The movie doesn't work if Marcel doesn't work, but the little shell (with shoes on) leaps off the screen, feeling as real as any human character you will encounter. Shot in a confident, handheld recreation of cinema verite, Marcel's minor adventures and routines are bemusing and frequently hilarious. He uses honey to scale walls like Spider-Man, a tennis ball as a mode of transportation, and a slice of bread as a sofa. He's engaged but casual — this is his life, and he's glad to talk about it, glad that someone noticed, glad to share the little ways he has survived in the absence of his family, and how he has kept Connie alive.

Shells and survivors

Survive is the key word here. "Marcel the Shell With Shoes On" is the portrait of a survivor, a tiny shell creature whose ingenuity has kept him alive even as his community was stripped away. His sense of humor and his positive attitude barely mask a wounded little dude who's barely scraping by, who is only alive because of his ingenuity, and because his love for his grandmother and his hope for a future reunion have empowered him. Fleischer-Camp doesn't lay this element on thick (the "laying on thick" aspect is applied elsewhere), and that's how the barely discussed but widely felt details of Marcel's story land. Yes, this is a fake documentary about a talking shell with shoes on, but the lurking melancholy of it all arrives with startling power. Marcel could be, should be, dead. And he's not. He has survived in a hostile world, forgotten and discarded, but unwilling to give up or give in.

Jenny Slate, so adept with both comedy and drama, gives a transformative voice-over performance as Marcel, capturing those open wounds but also that wry sense of observational humor and a blend of naïveté and toughness that feels so real because it feels so fresh. She's warm, hilarious, adorable — you forget this is the voice of the actress from "Parks and Recreation" and "Obvious Child" within minutes. Equally compelling are the low-key special effects that bring Marcel to life. I deliberately avoided looking up if he was created using traditional stop-motion effects or if he is a purely digital creation that mimics the look of that style. I don't want to know. I want the magic to linger. I want Marcel to continue to feel real.

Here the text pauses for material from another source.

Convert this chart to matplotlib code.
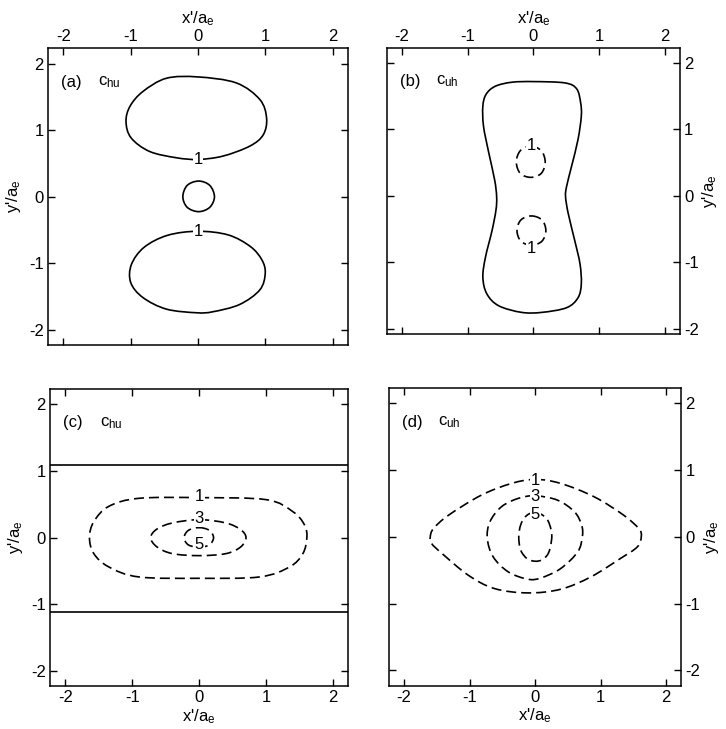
import matplotlib
matplotlib.use("Agg")
import matplotlib.pyplot as plt
from matplotlib.path import Path
from matplotlib.patches import PathPatch
import numpy as np

plt.rcParams["font.family"] = ["Liberation Sans", "DejaVu Sans"]
plt.rcParams["mathtext.default"] = "regular"
plt.rcParams["axes.unicode_minus"] = False
plt.rcParams["font.size"] = 12

# contour outlines (x'/a_e, y'/a_e), traced clockwise from the top
# (a) c_hu, level 1
a_top = [(0.0, 1.80), (0.57, 1.71), (0.92, 1.46), (1.02, 1.18), (0.97, 0.93),
         (0.77, 0.76), (0.37, 0.61), (0.0, 0.56), (-0.32, 0.585), (-0.72, 0.68),
         (-0.995, 0.885), (-1.07, 1.13), (-1.01, 1.36), (-0.82, 1.58), (-0.47, 1.78)]
a_bot = [(0.0, -0.52), (0.45, -0.575), (0.78, -0.75), (0.95, -0.95), (1.0, -1.15),
         (0.92, -1.40), (0.62, -1.62), (0.22, -1.73), (-0.02, -1.745), (-0.47, -1.69),
         (-0.82, -1.515), (-1.0, -1.29), (-0.99, -1.02), (-0.80, -0.76), (-0.45, -0.58)]
a_mid = [(0.01, 0.235), (0.175, 0.17), (0.245, 0.0), (0.175, -0.16), (0.01, -0.225),
         (-0.16, -0.16), (-0.225, 0.0), (-0.16, 0.17)]

# (b) c_uh, level 1 (solid) and level -1 pockets (dashed)
b_outer = [(0.0, 1.72), (0.48, 1.70), (0.66, 1.61), (0.72, 1.40), (0.73, 1.20),
           (0.68, 0.85), (0.58, 0.44), (0.505, 0.14), (0.49, -0.01), (0.53, -0.26),
           (0.63, -0.67), (0.71, -1.02), (0.73, -1.32), (0.68, -1.53), (0.505, -1.68),
           (0.13, -1.75), (-0.18, -1.75), (-0.53, -1.65), (-0.71, -1.47), (-0.77, -1.22),
           (-0.73, -0.92), (-0.63, -0.52), (-0.57, -0.21), (-0.56, -0.01), (-0.59, 0.24),
           (-0.68, 0.65), (-0.76, 1.05), (-0.77, 1.35), (-0.72, 1.53), (-0.58, 1.65),
           (-0.33, 1.71)]
b_up = [(-0.04, 0.75), (0.12, 0.68), (0.18, 0.51), (0.12, 0.34), (-0.04, 0.28),
        (-0.2, 0.34), (-0.26, 0.51), (-0.2, 0.68)]
b_dn = [(-0.03, -0.30), (0.13, -0.36), (0.19, -0.52), (0.13, -0.68), (-0.03, -0.74),
        (-0.19, -0.68), (-0.25, -0.52), (-0.19, -0.36)]

# (c) c_hu
c_lines = [1.09, -1.11]
c_1 = [(0.0, 0.60), (1.0, 0.57), (1.4, 0.39), (1.575, 0.19), (1.61, 0.0), (1.55, -0.24),
       (1.35, -0.44), (0.9, -0.59), (0.0, -0.61), (-0.9, -0.59), (-1.35, -0.44),
       (-1.575, -0.24), (-1.64, 0.0), (-1.575, 0.24), (-1.35, 0.47), (-0.9, 0.59)]
c_3 = [(0.0, 0.27), (0.4, 0.22), (0.62, 0.12), (0.70, 0.0), (0.62, -0.14), (0.4, -0.24),
       (0.0, -0.27), (-0.4, -0.24), (-0.63, -0.14), (-0.725, 0.0), (-0.63, 0.13), (-0.4, 0.22)]
c_5 = [(0.0, 0.15), (0.15, 0.11), (0.215, 0.0), (0.15, -0.11), (0.0, -0.14),
       (-0.16, -0.11), (-0.225, 0.0), (-0.16, 0.11)]

# (d) c_uh
d_1 = [(0.0, 0.86), (0.39, 0.80), (0.90, 0.60), (1.35, 0.325), (1.58, 0.125), (1.62, 0.01),
       (1.56, -0.15), (1.30, -0.325), (0.85, -0.60), (0.39, -0.785), (-0.11, -0.84),
       (-0.62, -0.775), (-1.02, -0.575), (-1.42, -0.25), (-1.58, -0.10), (-1.60, 0.0),
       (-1.55, 0.125), (-1.32, 0.325), (-0.82, 0.625), (-0.36, 0.80)]
d_3 = [(0.0, 0.615), (0.34, 0.55), (0.6, 0.375), (0.71, 0.175), (0.72, 0.0), (0.65, -0.225),
       (0.39, -0.475), (0.09, -0.615), (-0.11, -0.635), (-0.41, -0.525), (-0.64, -0.30),
       (-0.73, -0.025), (-0.69, 0.225), (-0.515, 0.45), (-0.26, 0.575)]
d_5 = [(0.0, 0.37), (0.17, 0.28), (0.245, 0.10), (0.25, -0.05), (0.2, -0.25), (0.1, -0.345),
       (0.0, -0.365), (-0.12, -0.33), (-0.22, -0.2), (-0.25, 0.0), (-0.22, 0.18), (-0.14, 0.31)]

# contour labels: (x, y, text)
a_labels = [(0.0, 0.56, "1"), (0.0, -0.52, "1")]
b_labels = [(-0.03, 0.765, "1"), (-0.03, -0.785, "1")]
c_labels = [(0.0, 0.61, "1"), (0.0, 0.28, "3"), (0.0, -0.10, "5")]
d_labels = [(0.0, 0.85, "1"), (0.0, 0.61, "3"), (0.0, 0.33, "5")]

ticks = [-2, -1, 0, 1, 2]


def closed_curve(ax, pts, dashed=False):
    # smooth closed curve through the points (Catmull-Rom as cubic Bezier)
    p = np.asarray(pts, float)
    n = len(p)
    verts = [p[0]]
    codes = [Path.MOVETO]
    for i in range(n):
        p0, p1, p2, p3 = p[i - 1], p[i], p[(i + 1) % n], p[(i + 2) % n]
        verts += [p1 + (p2 - p0) / 6, p2 - (p3 - p1) / 6, p2]
        codes += [Path.CURVE4] * 3
    ls = (0, (6, 3)) if dashed else "-"
    ax.add_patch(PathPatch(Path(verts, codes), fill=False, lw=1.2, ls=ls,
                           ec="black", capstyle="butt"))


def label(ax, items):
    for x, y, s in items:
        ax.text(x, y, s, ha="center", va="center", fontsize=12, zorder=5,
                bbox=dict(boxstyle="square,pad=0.05", fc="white", ec="none"))


def setup(ax, letter, sub, top, right, ylim=(-2.23, 2.23)):
    ax.set_xlim(-2.23, 2.23)
    ax.set_ylim(*ylim)
    ax.set_xticks(ticks)
    ax.set_yticks(ticks)
    ax.tick_params(direction="in", length=5, width=1, top=True, right=True,
                   labeltop=top, labelbottom=not top, labelleft=not right,
                   labelright=right, pad=3, labelsize=12)
    for s in ax.spines.values():
        s.set_linewidth(1.1)
    if top:
        ax.xaxis.set_label_position("top")
    if right:
        ax.yaxis.set_label_position("right")
    ax.set_xlabel("x'/a$_e$", fontsize=12, labelpad=4 if top else 1)
    ax.set_ylabel("y'/a$_e$", fontsize=12, labelpad=1 if right else 4)
    ax.text(-2.03, 1.72, letter, ha="left", va="center", fontsize=12)
    ax.text(-1.48, 1.72, "c$_{" + sub + "}$", ha="left", va="center", fontsize=12)


fig = plt.figure(figsize=(7.26, 7.29), dpi=100)
ax_a = fig.add_axes([0.0661, 0.5267, 0.4132, 0.4070])
ax_b = fig.add_axes([0.5331, 0.5414, 0.4032, 0.3923])
ax_c = fig.add_axes([0.0689, 0.0586, 0.4109, 0.4078])
ax_d = fig.add_axes([0.5358, 0.0594, 0.4026, 0.4084])

setup(ax_a, "(a)", "hu", top=True, right=False)
for pts in (a_top, a_bot, a_mid):
    closed_curve(ax_a, pts)
label(ax_a, a_labels)

setup(ax_b, "(b)", "uh", top=True, right=True, ylim=(-2.08, 2.22))
closed_curve(ax_b, b_outer)
closed_curve(ax_b, b_up, dashed=True)
closed_curve(ax_b, b_dn, dashed=True)
label(ax_b, b_labels)

setup(ax_c, "(c)", "hu", top=False, right=False)
for yv in c_lines:
    ax_c.axhline(yv, color="black", lw=1.2)
for pts in (c_1, c_3, c_5):
    closed_curve(ax_c, pts, dashed=True)
label(ax_c, c_labels)

setup(ax_d, "(d)", "uh", top=False, right=True)
for pts in (d_1, d_3, d_5):
    closed_curve(ax_d, pts, dashed=True)
label(ax_d, d_labels)

fig.savefig("out.png", dpi=100)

If "Marcel the Shell With Shoes On" stumbles at all, it's in its final stretch, where characters literally appear on screen to speak the story's themes directly to the audience (and perhaps directly to younger viewers). But that's forgivable, and the kind of nitpicking that feels like it'll fade away with time. It's easy to imagine this becoming a favorite movie for curious, creative kids and their cineaste parents — a cute, sweet, funny, imaginative tale dressed up like reality, an ode to survivors and the power of community. Did I mention the shell has shoes on?